Some points I would make:
1. Krugman was mainly expressing pessimism. He was not cheerfully advocating a housing bubble, but instead he was glumly saying that the only way he could see to get out of the recession would be for such a bubble to occur.
2. In the event, we had a housing bubble and we got out of the recession. To me, this raises the question of whether a distorted recovery is better than an undistorted recession. That question might be asked in the context of fiscal stimulus as well–at what point do the distortions of the stimulus outweigh getting out of a recession?
3. I personally do not think that Greenspan caused the housing bubble. I do not believe that monetary policy and short-term interest rates are as all-powerful as many economists do. What I was writing in August of 2002 was this.
4. Paul Krugman and Brad DeLong thought that Greenspan kept rates too high in 2002. This makes them poorly positioned to criticize Greenspan now for keeping rates too low. I am pretty sure that Brad is guilty of this hypocrisy. I believe that Paul is not.
[UPDATE: Brad denies committing this hypocrisy, and he is right. He has stood by his views that interest rates in 2001 and 2002 were, if anything, too high. I stand corrected.]
5. The main reason I put Paul’s quote on my blog was because I am compiling a history of the events that caused financial crisis. I have a paragraph that says:
the current crisis led to a sharp recession that could not be mitigated with monetary expansion. This suggests that in hindsight more should have been done to prevent the housing bubble from expanding as much as it did.

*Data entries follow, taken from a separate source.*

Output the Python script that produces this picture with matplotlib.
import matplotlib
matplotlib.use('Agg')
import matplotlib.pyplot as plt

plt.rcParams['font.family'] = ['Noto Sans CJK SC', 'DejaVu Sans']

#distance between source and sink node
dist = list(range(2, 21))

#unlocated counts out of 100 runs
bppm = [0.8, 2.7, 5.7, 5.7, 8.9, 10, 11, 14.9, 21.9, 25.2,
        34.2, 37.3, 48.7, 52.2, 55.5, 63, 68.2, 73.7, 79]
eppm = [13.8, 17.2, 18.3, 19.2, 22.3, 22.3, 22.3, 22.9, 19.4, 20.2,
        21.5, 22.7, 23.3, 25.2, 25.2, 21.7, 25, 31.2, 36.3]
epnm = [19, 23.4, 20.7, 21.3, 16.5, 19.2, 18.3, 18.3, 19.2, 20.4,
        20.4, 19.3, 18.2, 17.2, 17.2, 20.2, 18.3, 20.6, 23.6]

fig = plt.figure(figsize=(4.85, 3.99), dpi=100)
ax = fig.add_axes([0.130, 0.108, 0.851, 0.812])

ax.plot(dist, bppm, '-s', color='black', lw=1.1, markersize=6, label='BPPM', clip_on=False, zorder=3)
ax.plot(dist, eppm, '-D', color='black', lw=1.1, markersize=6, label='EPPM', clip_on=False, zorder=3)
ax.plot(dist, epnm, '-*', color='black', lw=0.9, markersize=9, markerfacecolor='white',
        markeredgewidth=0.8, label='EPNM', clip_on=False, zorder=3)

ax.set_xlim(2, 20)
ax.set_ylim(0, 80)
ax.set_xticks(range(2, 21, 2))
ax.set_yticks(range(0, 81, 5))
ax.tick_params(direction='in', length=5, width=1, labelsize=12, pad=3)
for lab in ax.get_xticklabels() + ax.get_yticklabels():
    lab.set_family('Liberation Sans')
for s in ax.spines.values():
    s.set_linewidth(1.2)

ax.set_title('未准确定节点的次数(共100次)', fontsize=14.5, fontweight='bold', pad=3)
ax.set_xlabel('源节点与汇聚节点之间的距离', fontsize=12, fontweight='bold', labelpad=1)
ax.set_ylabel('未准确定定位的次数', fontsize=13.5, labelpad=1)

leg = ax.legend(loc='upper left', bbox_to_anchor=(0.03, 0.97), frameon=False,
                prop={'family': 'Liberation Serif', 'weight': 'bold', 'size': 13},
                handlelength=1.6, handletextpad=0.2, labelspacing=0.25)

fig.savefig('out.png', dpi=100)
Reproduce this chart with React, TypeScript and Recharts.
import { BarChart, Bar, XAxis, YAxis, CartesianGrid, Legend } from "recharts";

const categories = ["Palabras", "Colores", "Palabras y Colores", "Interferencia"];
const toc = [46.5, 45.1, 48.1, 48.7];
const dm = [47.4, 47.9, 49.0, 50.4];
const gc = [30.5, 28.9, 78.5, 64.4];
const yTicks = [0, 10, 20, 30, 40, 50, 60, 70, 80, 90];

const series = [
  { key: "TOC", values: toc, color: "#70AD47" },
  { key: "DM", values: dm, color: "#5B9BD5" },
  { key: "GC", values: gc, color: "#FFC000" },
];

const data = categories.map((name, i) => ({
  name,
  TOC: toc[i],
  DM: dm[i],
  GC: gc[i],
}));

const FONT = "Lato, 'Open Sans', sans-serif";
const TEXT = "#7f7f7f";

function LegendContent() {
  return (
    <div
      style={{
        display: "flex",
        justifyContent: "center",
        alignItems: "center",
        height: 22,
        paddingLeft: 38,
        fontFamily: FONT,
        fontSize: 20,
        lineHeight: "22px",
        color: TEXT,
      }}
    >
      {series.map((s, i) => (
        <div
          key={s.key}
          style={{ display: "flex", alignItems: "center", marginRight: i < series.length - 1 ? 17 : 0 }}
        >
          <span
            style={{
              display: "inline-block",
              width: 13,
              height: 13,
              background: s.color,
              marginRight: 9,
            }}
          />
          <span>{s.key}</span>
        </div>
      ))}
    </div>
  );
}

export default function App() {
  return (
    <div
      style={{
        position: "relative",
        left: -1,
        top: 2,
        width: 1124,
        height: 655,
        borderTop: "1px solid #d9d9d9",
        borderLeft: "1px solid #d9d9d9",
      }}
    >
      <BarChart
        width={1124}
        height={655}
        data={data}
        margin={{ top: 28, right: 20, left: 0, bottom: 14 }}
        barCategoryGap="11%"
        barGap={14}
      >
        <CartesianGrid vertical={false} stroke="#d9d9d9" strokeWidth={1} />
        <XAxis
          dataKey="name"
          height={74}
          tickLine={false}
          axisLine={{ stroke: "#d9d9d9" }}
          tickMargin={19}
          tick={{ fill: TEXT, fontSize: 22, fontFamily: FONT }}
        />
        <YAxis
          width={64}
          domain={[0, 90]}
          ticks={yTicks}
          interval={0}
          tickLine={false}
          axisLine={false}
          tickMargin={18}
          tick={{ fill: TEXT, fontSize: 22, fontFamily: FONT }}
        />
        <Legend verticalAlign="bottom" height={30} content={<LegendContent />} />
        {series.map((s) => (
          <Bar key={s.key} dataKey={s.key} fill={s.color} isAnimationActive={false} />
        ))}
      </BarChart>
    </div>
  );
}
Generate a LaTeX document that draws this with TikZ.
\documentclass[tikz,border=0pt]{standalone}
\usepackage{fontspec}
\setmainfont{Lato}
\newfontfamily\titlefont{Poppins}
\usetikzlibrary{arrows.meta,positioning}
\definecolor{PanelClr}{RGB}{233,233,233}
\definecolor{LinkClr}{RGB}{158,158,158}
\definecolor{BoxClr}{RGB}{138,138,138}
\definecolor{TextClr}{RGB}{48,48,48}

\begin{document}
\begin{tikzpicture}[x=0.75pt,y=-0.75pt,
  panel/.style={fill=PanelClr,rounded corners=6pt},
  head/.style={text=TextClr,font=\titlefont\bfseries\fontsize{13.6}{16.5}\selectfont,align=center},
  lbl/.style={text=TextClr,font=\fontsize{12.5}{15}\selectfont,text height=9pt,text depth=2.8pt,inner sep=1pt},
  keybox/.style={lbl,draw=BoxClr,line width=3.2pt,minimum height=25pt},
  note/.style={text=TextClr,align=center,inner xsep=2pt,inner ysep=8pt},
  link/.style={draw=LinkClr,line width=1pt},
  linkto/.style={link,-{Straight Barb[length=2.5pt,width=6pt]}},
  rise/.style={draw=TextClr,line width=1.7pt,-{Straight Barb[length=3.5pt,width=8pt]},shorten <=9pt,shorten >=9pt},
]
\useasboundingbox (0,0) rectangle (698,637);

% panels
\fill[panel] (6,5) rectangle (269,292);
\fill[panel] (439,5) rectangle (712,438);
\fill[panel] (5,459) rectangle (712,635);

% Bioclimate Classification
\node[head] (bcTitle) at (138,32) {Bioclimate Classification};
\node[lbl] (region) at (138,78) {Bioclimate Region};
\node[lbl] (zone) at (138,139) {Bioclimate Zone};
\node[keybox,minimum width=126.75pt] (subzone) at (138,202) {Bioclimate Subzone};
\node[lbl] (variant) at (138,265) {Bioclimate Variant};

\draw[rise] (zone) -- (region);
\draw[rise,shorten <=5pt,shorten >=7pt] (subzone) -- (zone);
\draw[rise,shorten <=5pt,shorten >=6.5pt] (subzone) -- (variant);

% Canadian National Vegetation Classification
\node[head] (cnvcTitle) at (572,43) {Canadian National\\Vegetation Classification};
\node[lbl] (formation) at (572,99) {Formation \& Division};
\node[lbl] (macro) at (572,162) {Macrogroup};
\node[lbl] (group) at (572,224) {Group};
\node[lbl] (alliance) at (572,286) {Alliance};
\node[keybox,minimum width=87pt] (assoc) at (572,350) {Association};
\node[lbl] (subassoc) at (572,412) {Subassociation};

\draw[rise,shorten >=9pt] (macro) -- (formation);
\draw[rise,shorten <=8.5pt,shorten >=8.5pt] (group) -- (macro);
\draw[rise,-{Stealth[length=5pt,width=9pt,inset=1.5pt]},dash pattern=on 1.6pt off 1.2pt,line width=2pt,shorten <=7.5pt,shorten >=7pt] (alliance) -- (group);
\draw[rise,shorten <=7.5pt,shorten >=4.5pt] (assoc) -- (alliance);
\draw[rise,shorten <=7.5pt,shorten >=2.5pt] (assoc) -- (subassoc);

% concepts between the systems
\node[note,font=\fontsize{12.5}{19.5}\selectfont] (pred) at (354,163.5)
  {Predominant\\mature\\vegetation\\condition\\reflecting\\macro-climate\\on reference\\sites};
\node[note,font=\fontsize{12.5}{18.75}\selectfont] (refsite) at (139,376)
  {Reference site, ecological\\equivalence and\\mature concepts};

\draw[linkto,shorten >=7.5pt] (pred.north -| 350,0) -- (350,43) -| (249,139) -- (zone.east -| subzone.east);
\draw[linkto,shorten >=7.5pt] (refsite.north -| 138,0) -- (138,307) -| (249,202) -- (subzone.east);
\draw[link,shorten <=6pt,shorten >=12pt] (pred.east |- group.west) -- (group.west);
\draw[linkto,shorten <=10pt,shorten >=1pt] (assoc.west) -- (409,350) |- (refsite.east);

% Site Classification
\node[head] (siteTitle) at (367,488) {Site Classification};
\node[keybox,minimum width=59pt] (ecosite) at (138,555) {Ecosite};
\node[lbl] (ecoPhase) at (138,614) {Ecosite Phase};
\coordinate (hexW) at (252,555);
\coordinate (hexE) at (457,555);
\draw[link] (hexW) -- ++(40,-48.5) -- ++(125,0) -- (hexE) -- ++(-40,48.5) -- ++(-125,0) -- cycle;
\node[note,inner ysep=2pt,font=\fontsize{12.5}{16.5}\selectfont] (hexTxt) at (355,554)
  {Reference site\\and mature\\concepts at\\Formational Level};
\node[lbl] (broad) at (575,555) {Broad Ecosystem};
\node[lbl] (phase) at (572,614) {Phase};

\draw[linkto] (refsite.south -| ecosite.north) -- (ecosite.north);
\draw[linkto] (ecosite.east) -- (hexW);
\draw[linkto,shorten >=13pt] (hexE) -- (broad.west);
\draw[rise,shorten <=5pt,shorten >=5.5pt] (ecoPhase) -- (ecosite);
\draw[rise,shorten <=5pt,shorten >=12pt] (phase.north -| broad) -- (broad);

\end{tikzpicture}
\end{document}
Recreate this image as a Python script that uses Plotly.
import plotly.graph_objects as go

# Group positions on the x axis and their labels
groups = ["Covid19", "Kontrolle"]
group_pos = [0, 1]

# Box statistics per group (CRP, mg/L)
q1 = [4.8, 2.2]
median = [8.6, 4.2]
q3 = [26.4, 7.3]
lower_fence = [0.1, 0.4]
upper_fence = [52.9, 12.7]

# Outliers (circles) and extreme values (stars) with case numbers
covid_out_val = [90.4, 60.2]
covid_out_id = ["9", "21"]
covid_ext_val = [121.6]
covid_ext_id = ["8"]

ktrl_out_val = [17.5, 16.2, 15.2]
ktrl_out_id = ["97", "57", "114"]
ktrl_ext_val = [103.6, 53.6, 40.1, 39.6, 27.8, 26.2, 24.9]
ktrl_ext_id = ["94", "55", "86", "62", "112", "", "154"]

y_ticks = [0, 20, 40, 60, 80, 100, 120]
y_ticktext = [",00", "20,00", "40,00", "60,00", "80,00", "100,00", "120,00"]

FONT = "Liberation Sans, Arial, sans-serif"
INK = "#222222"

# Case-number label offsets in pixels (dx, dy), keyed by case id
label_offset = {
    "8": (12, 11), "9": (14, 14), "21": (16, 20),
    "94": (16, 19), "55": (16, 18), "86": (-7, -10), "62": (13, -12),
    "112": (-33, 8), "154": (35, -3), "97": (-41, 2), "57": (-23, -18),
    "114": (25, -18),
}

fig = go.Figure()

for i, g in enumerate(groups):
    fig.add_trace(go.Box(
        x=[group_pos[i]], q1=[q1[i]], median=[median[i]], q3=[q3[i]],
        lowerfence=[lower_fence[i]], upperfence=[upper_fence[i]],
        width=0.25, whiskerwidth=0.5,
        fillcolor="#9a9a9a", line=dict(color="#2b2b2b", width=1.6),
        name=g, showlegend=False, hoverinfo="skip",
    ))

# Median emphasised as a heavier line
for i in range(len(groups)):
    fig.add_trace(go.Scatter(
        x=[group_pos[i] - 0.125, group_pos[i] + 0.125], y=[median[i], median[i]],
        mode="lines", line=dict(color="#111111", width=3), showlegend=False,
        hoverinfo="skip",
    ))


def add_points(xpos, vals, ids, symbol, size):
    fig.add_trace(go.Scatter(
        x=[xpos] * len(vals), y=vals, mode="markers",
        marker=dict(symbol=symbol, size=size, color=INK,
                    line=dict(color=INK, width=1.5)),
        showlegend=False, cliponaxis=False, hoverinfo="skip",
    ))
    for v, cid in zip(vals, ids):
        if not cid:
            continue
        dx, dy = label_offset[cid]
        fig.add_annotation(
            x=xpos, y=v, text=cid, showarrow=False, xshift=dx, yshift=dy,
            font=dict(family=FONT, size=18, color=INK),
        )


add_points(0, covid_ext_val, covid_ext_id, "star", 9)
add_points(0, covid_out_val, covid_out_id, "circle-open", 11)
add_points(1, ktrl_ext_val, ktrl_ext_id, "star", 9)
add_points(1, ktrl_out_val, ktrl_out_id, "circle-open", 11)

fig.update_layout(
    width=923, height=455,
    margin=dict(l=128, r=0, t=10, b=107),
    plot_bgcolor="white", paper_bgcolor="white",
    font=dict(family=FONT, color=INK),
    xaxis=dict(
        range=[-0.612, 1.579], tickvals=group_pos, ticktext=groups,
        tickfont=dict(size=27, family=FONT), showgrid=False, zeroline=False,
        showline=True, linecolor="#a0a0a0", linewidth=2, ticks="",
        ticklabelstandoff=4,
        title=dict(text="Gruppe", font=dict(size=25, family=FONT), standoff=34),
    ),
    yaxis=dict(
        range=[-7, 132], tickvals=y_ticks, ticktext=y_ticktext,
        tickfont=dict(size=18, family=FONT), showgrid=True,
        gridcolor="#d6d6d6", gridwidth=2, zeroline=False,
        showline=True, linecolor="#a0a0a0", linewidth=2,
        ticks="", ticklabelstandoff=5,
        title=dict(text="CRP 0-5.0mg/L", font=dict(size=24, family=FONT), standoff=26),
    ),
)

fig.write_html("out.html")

This in turn suggests that the monetary easing that took place from 2001-2003 was excessive. However, at the time, the sluggish growth in employment (the 2001-2003 period was commonly referred to as a “jobless recovery”) was thought to justify the monetary expansion and low levels of interest rates.
The Krugman quote can help to support that paragraph. I can pick other quotes, obviously, but the one about needing a housing bubble is particularly poignant.